Freeman was one of the prime movers behind "Project Orion", a scheme to propel spaceships with—I am not making this up—exploding atomic bombs. George, for his part, designed, built, and lived in a treehouse in British Columbia, while also—not making this up either—engineering innovative designs and construction for giant ocean-going kayaks.

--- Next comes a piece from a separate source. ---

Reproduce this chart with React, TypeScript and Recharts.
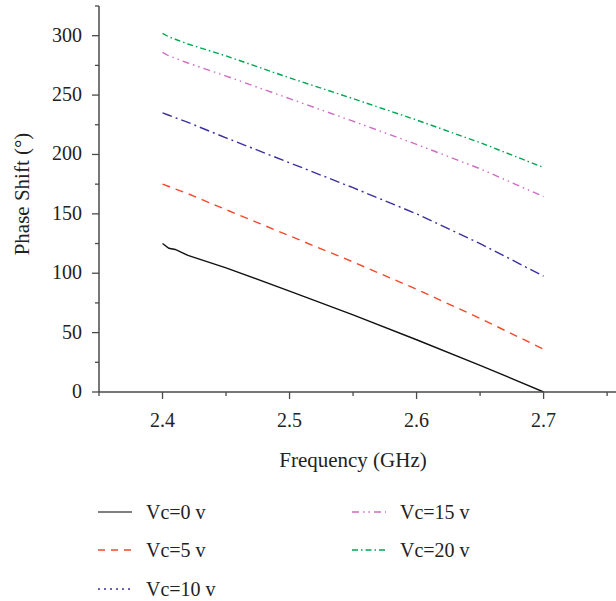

So this book is sort of a hodgepodge of topics, a combination of memoir and historical research. Both interesting and impressive. It begins with Gottfried Wilhelm Leibniz inspiring Peter the Great to finance Bering's audacious "Northern Expeditions", exploring the Northern Pacific between Kamchatka and Alaska. (Audacious, but also disastrous to many of the participants.) Such were the first steps that eventually resulted in the Russkies owning Alaska, only to sell it to us in 1867. So if you were wondering about how Leibniz is connected to Sarah Palin, there you go.

Continuing the hodgepodge, Dyson outlines the development of the first "light speed" communications network, a couple dozen heliographs set up by the US Army in the late 1800s in Arizona/New Mexico territories. Unfortunately used as part of the effort to wage war against the Apaches. He discusses how unexpected behavior of the electrons used in Edison's early lightbulbs gave rise to the vacuum tube and (eventually) early computing devices. And (most fascinating to me) a brief history of Project Orion, which could have been the technology used for manned exploration of the solar system, but (alas) 'twas not to be; done in by political machinations.

And there's much more.

I kept waiting for the computer/AI stuff semi-promised in the book's subtitle. It eventually shows up, but mostly in the last few pages. (Spoiler, I think: analog computation will outthink digital methods, sooner or later. The result will be true intelligence, and it will be beyond humanity's ability to understand or—gulp!—control. See the subtitle.)

The trip to get to that apocalyptic conclusion is pretty interesting though.